The landowners, Brandreth Park Association and Friends of Thayer Lake, had sued Phil Brown of Saranac Lake after he wrote an article in the Adirondack Explorer newspaper in 2009 about canoeing from Lake Lila to Little Tupper Lake in the state-owned Whitney Wilderness Area.
Brown used the Mud Pond waterway across Brandreth land despite the landowner's no-trespassing sign and cable across the stream. His article included photos of him and another paddler on the stream.
The state Department of Environmental Conservation sided with Brown in the case, saying the stream is navigable and thus paddlers have the legal right to use it. A state Supreme Court judge agreed. He directed the landowner to stop putting cables or warning signs across the stream.
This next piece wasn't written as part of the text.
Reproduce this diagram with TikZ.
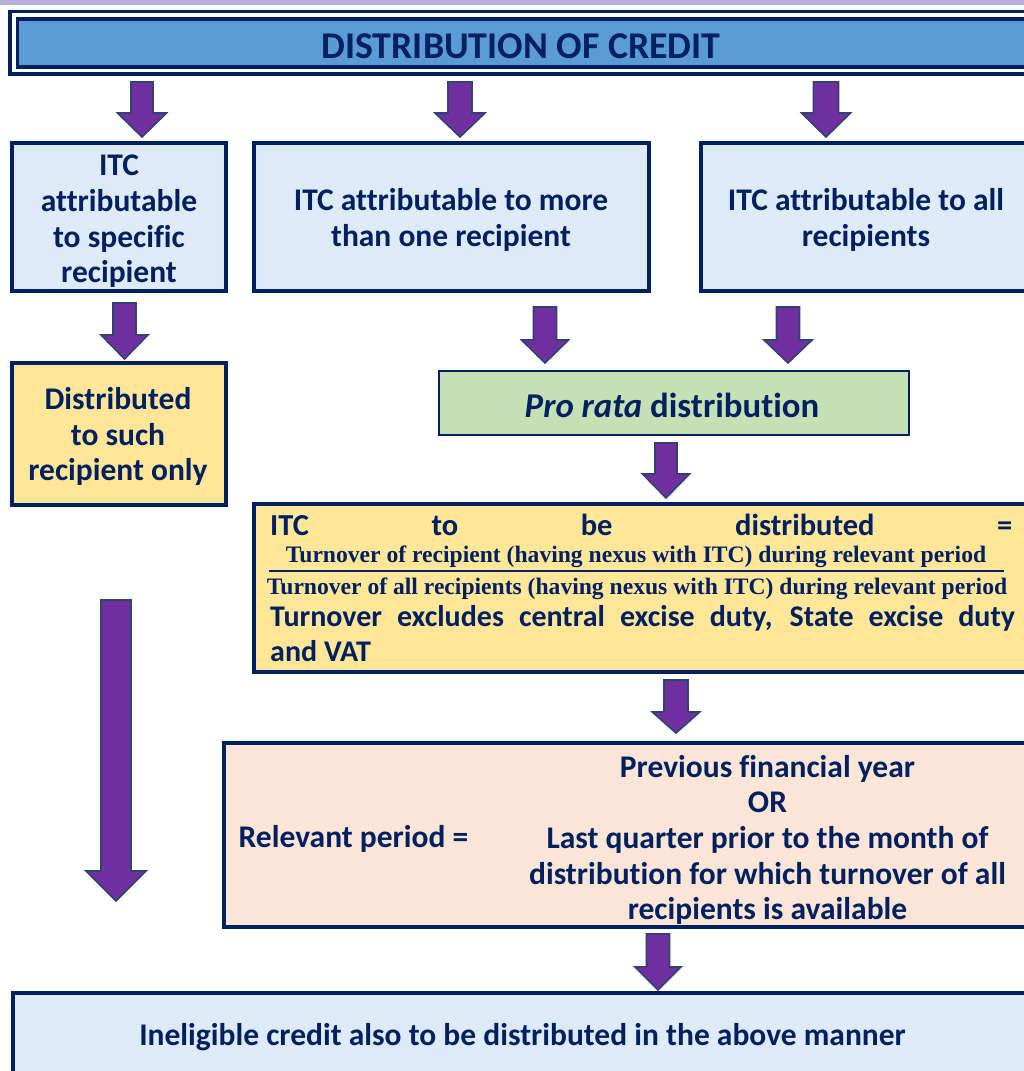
\documentclass[tikz,border=0pt]{standalone}
\usepackage{fontspec}
\setmainfont{Carlito}[Ligatures={NoCommon}]
\newfontfamily\serifb{Liberation Serif}
\usetikzlibrary{calc}
\definecolor{navy}{HTML}{002060}
\definecolor{titleblue}{HTML}{5B9BD5}
\definecolor{lightblue}{HTML}{DEEBF7}
\definecolor{goldfill}{HTML}{FFE699}
\definecolor{prgreen}{HTML}{C5E0B4}
\definecolor{peach}{HTML}{FBE5D6}
\definecolor{arrowpurple}{HTML}{7030A0}
\definecolor{arrowedge}{HTML}{2E4372}
\definecolor{lavender}{HTML}{B8B0D8}
\newcommand{\blockarrow}[6]{%
  \draw[barrow] (#1-#5,#2) -- (#1+#5,#2) -- (#1+#5,#3) -- (#1+#6,#3) -- (#1,#4)
    -- (#1-#6,#3) -- (#1-#5,#3) -- cycle;}
\tikzset{
  box/.style={draw=navy, line width=3.5pt, align=center, text=navy, inner sep=0pt,
    font=\bfseries\fontsize{31.5}{35.7}\selectfont},
  txt/.style={text=navy, inner sep=0pt, font=\bfseries\fontsize{31.5}{35.7}\selectfont},
  frac/.style={text=navy, inner sep=0pt, font=\serifb\bfseries\fontsize{23.6}{26}\selectfont},
  barrow/.style={fill=arrowpurple, draw=arrowedge, line width=1.6pt, line join=miter},
}
\begin{document}
\begin{tikzpicture}[x=1pt,y=-1pt]
\path[use as bounding box] (0,0) rectangle (1024,1071);
\clip (0,0) rectangle (1024,1071);
\fill[lavender] (0,0) rectangle (1024,5);

% title
\node[draw=navy, line width=3.5pt, minimum width=1030pt, minimum height=62.5pt, inner sep=0pt] (titleouter) at (525,42.75) {};
\node[draw=navy, line width=3.5pt, fill=titleblue, minimum width=1012.5pt, minimum height=48pt, inner sep=0pt] (titleinner) at (523.75,43) {};
\node[txt, font=\bfseries\fontsize{37.8}{40}\selectfont] (titletext) at (521,46.5) {DISTRIBUTION OF CREDIT};

% row 2
\node[box, fill=lightblue, minimum width=214pt, minimum height=148pt] (specific) at (119,217) {};
\node[txt, align=center] (specifictext) at (119,221.5) {ITC\\attributable\\to specific\\recipient};
\node[box, fill=lightblue, minimum width=395pt, minimum height=148pt] (more) at (451.5,217) {};
\node[txt, align=center] (moretext) at (451,220) {ITC attributable to more\\than one recipient};
\node[box, fill=lightblue, minimum width=330pt, minimum height=148pt] (all) at (866,217) {};
\node[txt, align=center] (alltext) at (866,220) {ITC attributable to all\\recipients};

% distributed to such recipient
\node[box, fill=goldfill, minimum width=214pt, minimum height=142pt] (such) at (119,434) {};
\node[txt, align=center] (suchtext) at (118,436.5) {Distributed\\to such\\recipient only};

% pro rata
\node[box, line width=2.5pt, fill=prgreen, minimum width=470pt, minimum height=64pt] (prorata) at (673.75,403) {};
\node[txt, font=\bfseries\fontsize{34.8}{38}\selectfont] (proratatext) at (672,405) {\itshape Pro rata\upshape{} distribution};

% formula box
\node[box, fill=goldfill, minimum width=786pt, minimum height=168pt] (formula) at (647,588) {};
\node[txt, anchor=base west, font=\bfseries\fontsize{30.5}{35}\selectfont] (itcline) at (270,535.5) {\makebox[742pt][l]{ITC\hfill to\hfill be\hfill distributed\hfill =}};
\node[frac, anchor=base] (num) at (636,562.5) {Turnover of recipient (having nexus with ITC) during relevant period};
\node[frac, anchor=base] (den) at (637,594.5) {Turnover of all recipients (having nexus with ITC) during relevant period};
\draw[navy, line width=2pt] (269,571) -- (1004,571);
\node[txt, anchor=base west, font=\bfseries\fontsize{30}{35}\selectfont] (excl) at (270,626.5) {\makebox[745pt][s]{Turnover excludes central excise duty, State excise duty}};
\node[txt, anchor=base west, font=\bfseries\fontsize{30}{35}\selectfont] (vat) at (270,661.5) {and VAT};

% relevant period
\node[box, fill=peach, minimum width=816pt, minimum height=184pt] (period) at (632,835) {};
\node[txt, anchor=west] (periodlabel) at (238.5,838.5) {Relevant period =};
\node[txt, align=center] (periodtext) at (767.5,840) {Previous financial year\\OR\\Last quarter prior to the month of\\distribution for which turnover of all\\recipients is available};

% bottom
\node[box, fill=lightblue, minimum width=1026pt, minimum height=96pt] (ineligible) at (526,1041) {};
\node[txt] (ineligibletext) at (522.5,1037.5) {Ineligible credit also to be distributed in the above manner};

% arrows
\blockarrow{142}{82}{113}{137}{11}{24.5}
\blockarrow{460}{82}{113}{137}{12}{25}
\blockarrow{826}{82}{113}{137}{12.5}{24.5}
\blockarrow{124.5}{303}{335}{359}{11.5}{23.5}
\blockarrow{545}{307}{340}{363}{11.5}{23.5}
\blockarrow{788}{307}{340}{363}{11.5}{24}
\blockarrow{666}{443}{474}{498}{11}{23.5}
\blockarrow{676}{680}{712}{733}{12}{23.7}
\blockarrow{658}{934}{967}{990}{11.5}{23}
\blockarrow{116}{600}{871}{901}{15}{30}
\end{tikzpicture}
\end{document}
The stream is in a wilderness canoe-camping area 115 miles northwest of Albany. In its legal brief, the DEC noted that the Adirondack Park is a nationally recognized canoe and kayak destination and the wilderness area is one of the most popular paddling and backcountry camping areas, attracting about 2,000 users annually.
The landowners had argued that a waterway must have a history of commercial use to be subject to common law, which says the public has the right to use it for navigation. They said a milelong portage around the private inholding takes less time than paddling across the tract via the interconnected Lilypad and Mud Ponds and Shingle Shanty Brook.
John Caffrey, Brown's attorney, said a landmark 1998 decision by the state's highest court established that recreational use can be considered in deciding whether a waterway is open to the public under common law.
In the 1998 case, the Sierra Club successfully challenged a private landowner on the Moose River in Hamilton County to establish the right of paddlers to cross private tracts.
Tuesday's ruling said paddlers also had the right to make a 500-foot portage on the private land along the Mud Pond waterway to get around a stretch of rapids. It said the landowners were free to continue to post and prosecute trespassers that fish or enter other parts of their property.
"While this case was about one stream, the wider implication is we had a property owner trying to turn back the law to the view of the public right of navigation that existed before the Moose River decision," Caffrey said. "It's good that the proper interpretation of the law prevailed."
Dennis Phillips, the lawyer for the landowners, didn't immediately return a call seeking comment.